When LinkedIn Ads Actually Make Sense for B2B Small Businesses
LinkedIn ads make sense for B2B small businesses selling high-ticket services, long sales cycles, or niche solutions—but they're expensive and slow compared to other channels, so you need to know before you commit.
Most B2B founders are attracted to LinkedIn because the audience is there: professionals with buying power, segmented by industry and role. The problem is that you're paying roughly $5-15 per click for that targeting privilege, and conversion rates hover between 1-3%. That means a $5,000 campaign might generate 100 clicks but only 1-3 qualified leads. If your deal size is under $2,000, the math breaks.
When LinkedIn Ads Actually Work
LinkedIn makes sense if any of these apply to your business:
- Average deal value is $5,000+ — You can absorb a $2,000-4,000 customer acquisition cost and still be profitable. Anything lower and you're fighting uphill.
- Sales cycle is 3+ months — You need awareness and trust-building over time. LinkedIn's retargeting pixel lets you nurture prospects across multiple touches.
- You're selling to specific job titles or industries — LinkedIn's targeting by company size, industry, and role is genuinely strong. If you need to reach "VP of Operations at companies with 50-500 employees," this platform delivers.
- Your product requires explanation — Complex B2B solutions benefit from longer-form content, webinars, and thought leadership that LinkedIn supports better than Google Ads.
- You have brand recognition or a warm angle — Cold LinkedIn ads underperform. But if you're retargeting your email list, website visitors, or running account-based campaigns, the ROI improves dramatically.
The Real Costs
Beyond the ad spend itself, factor in time.
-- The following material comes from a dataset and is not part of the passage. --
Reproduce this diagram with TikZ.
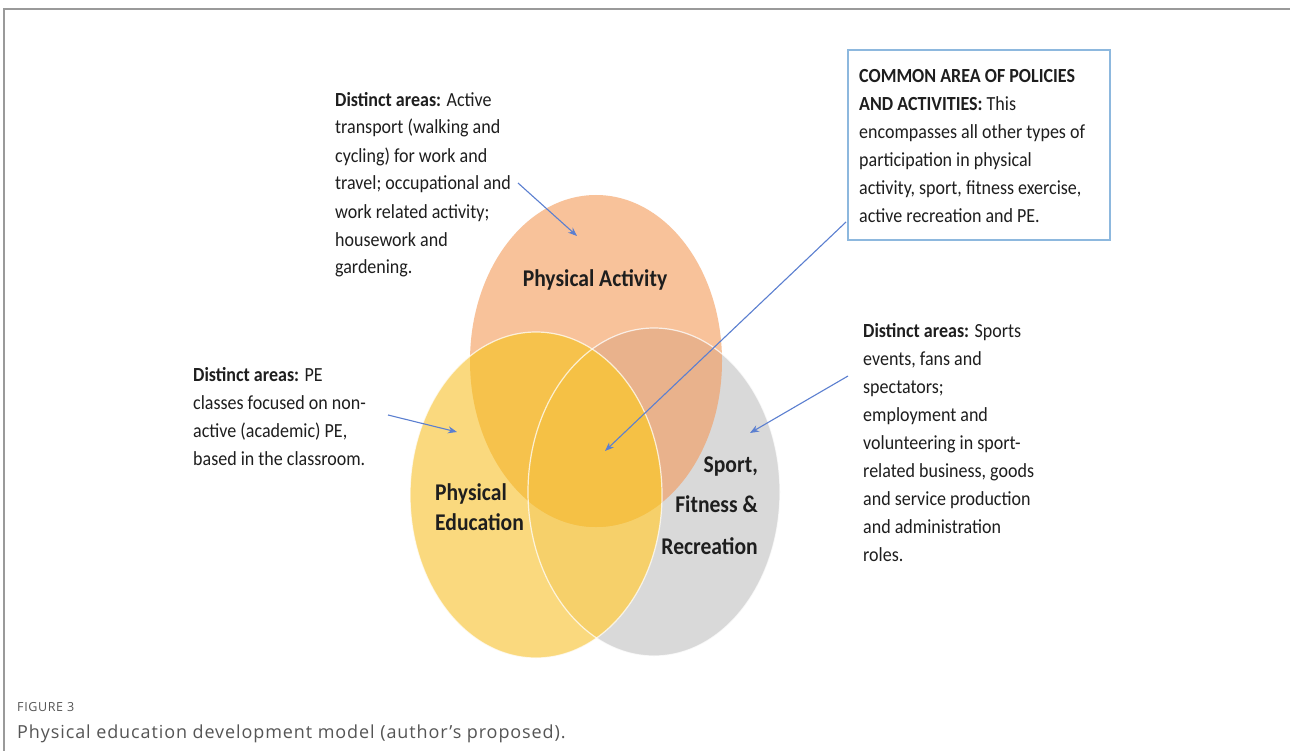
\documentclass[tikz,border=0pt]{standalone}
\usepackage{fontspec}
\setmainfont{Carlito}
\newfontfamily\cf[FakeStretch=0.9]{Carlito}
\newfontfamily\capfont[LetterSpace=5]{Open Sans}
\usetikzlibrary{arrows.meta}
\definecolor{paC}{HTML}{F8C29A}
\definecolor{sfC}{HTML}{D9D9D9}
\definecolor{peC}{HTML}{FAD97E}
\definecolor{paSf}{HTML}{E9B28C}
\definecolor{peSf}{HTML}{F6D06A}
\definecolor{paPe}{HTML}{F6C24C}
\definecolor{allC}{HTML}{F5C145}
\definecolor{arrC}{HTML}{5B7FD0}
\definecolor{boxC}{HTML}{8DB8DE}
\definecolor{frameC}{HTML}{9A9A9A}
\definecolor{capC}{HTML}{555555}
\definecolor{txtC}{HTML}{1E1E1E}
\begin{document}
\begin{tikzpicture}[x=1pt,y=-1pt,
  txt/.style={font=\cf\fontsize{20}{28}\selectfont, align=left, inner sep=0pt, text=txtC},
  lbl/.style={font=\cf\bfseries\fontsize{24}{30}\selectfont, inner sep=0pt, text=txtC},
  conn/.style={draw=arrC, line width=1.1pt, -{Stealth[length=9pt,width=7pt]}},
  rim/.style={draw=white, line width=1.2pt, opacity=0.75}]
\useasboundingbox (0,0) rectangle (1290,751);
\fill[white] (0,0) rectangle (1290,751);
\draw[frameC, line width=1.4pt] (1290,9) -- (4,9) -- (4,751);

% ellipses
\fill[paC] (596,361) ellipse [x radius=126, y radius=166];
\fill[sfC] (654,492) ellipse [x radius=126, y radius=164];
\fill[peC] (536,495) ellipse [x radius=126, y radius=163];
\begin{scope}
  \clip (596,361) ellipse [x radius=126, y radius=166];
  \fill[paSf] (654,492) ellipse [x radius=126, y radius=164];
\end{scope}
\begin{scope}
  \clip (536,495) ellipse [x radius=126, y radius=163];
  \fill[peSf] (654,492) ellipse [x radius=126, y radius=164];
\end{scope}
\begin{scope}
  \clip (596,361) ellipse [x radius=126, y radius=166];
  \fill[paPe] (536,495) ellipse [x radius=126, y radius=163];
\end{scope}
\begin{scope}
  \clip (596,361) ellipse [x radius=126, y radius=166];
  \clip (654,492) ellipse [x radius=126, y radius=164];
  \fill[allC] (536,495) ellipse [x radius=126, y radius=163];
\end{scope}
\draw[rim] (654,492) ellipse [x radius=126, y radius=164];
\draw[rim] (536,495) ellipse [x radius=126, y radius=163];

% circle labels
\node[lbl, anchor=base] (lPA) at (595,287) {Physical Activity};
\node[lbl, anchor=base west] (lPE1) at (435,500) {Physical};
\node[lbl, anchor=base west] (lPE2) at (435,530) {Education};
\node[lbl, anchor=base east] (lSF1) at (758,472) {Sport,};
\node[lbl, anchor=base east] (lSF2) at (758,512) {Fitness \&};
\node[lbl, anchor=base east] (lSF3) at (758,554) {Recreation};

% texts (base anchor = last line's baseline)
\node[txt, anchor=base west] (tPA) at (335,274) {\textbf{Distinct areas:} Active\\transport (walking and\\cycling) for work and\\travel; occupational and\\work related activity;\\housework and\\gardening.};
\node[txt, anchor=base west] (tPE) at (193,465) {\textbf{Distinct areas:} PE\\classes focused on non-\\active (academic) PE,\\based in the classroom.};
\node[txt, anchor=base west] (tSF) at (863,561) {\textbf{Distinct areas:} Sports\\events, fans and\\spectators;\\employment and\\volunteering in sport-\\related business, goods\\and service production\\and administration\\roles.};
\node[draw=boxC, line width=1.6pt, fill=white, minimum width=262pt, minimum height=190pt, anchor=north west, inner sep=0pt] (box) at (847,49) {};
\node[txt, anchor=base west] (tBox) at (859,223) {\textbf{COMMON AREA OF POLICIES}\\\textbf{AND ACTIVITIES:} This\\encompasses all other types of\\participation in physical\\activity, sport, fitness exercise,\\active recreation and PE.};

% connectors
\coordinate (aPAs) at (518,183);
\coordinate (aPAe) at (577,236);
\coordinate (aPEs) at (388,415);
\coordinate (aPEe) at (457,432);
\coordinate (aCs) at (846,222);
\coordinate (aCe) at (605,451);
\coordinate (aSFs) at (848,376);
\coordinate (aSFe) at (750,433);
\draw[conn] (aPAs) -- (aPAe);
\draw[conn] (aPEs) -- (aPEe);
\draw[conn] (aCs) -- (aCe);
\draw[conn] (aSFs) -- (aSFe);

% caption
\node[anchor=base west, inner sep=0pt, font=\capfont\fontsize{12.5}{14}\selectfont, text=capC] (fig) at (17,711) {FIGURE 3};
\node[anchor=base west, inner sep=0pt, font=\capfont\fontsize{18}{20}\selectfont, text=capC] (cap) at (17,738) {Physical education development model (author’s proposed).};
\end{tikzpicture}
\end{document}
LinkedIn ads require constant tweaking—copy testing, audience refinement, creative refreshes every 2-3 weeks to fight ad fatigue. If you're doing this yourself, expect 5-10 hours per week. If you hire an agency, add $1,500-3,000/month.
Most small businesses see meaningful results after 60-90 days and a minimum spend of $2,000-3,000. Before that, you don't have enough data to optimize. If you can't commit for at least a quarter, skip it.
Better Alternatives to Consider First
Before launching LinkedIn campaigns, test these channels:
- Google Ads (Search) — Cheaper ($2-5 per click), higher intent. Works well if people are actively searching for your solution.
- Email and partnerships — Practically free and often outperform paid ads. Build your list, nurture it, and partner with complementary businesses.
- Content + organic LinkedIn — Post consistently as a founder. You won't get wealthy on organic reach, but it costs nothing and builds credibility for when you do run ads.
Running a Test
If you want to validate LinkedIn for your business, start small: $500/month for 4-6 weeks on a single campaign targeting your ICP (ideal customer profile). Use a clear landing page or form to measure leads, not just clicks. Track which industries or job titles actually convert. If you're not seeing at least 2-3 qualified leads per thousand dollars spent, the channel likely isn't right for you.
The founders we see succeed with LinkedIn at fivedaylaunch are typically selling software, consulting, or services in the $10k-100k range. They're willing to play the long game and have the budget to test properly. If that's not you, there's usually a faster way to acquire customers.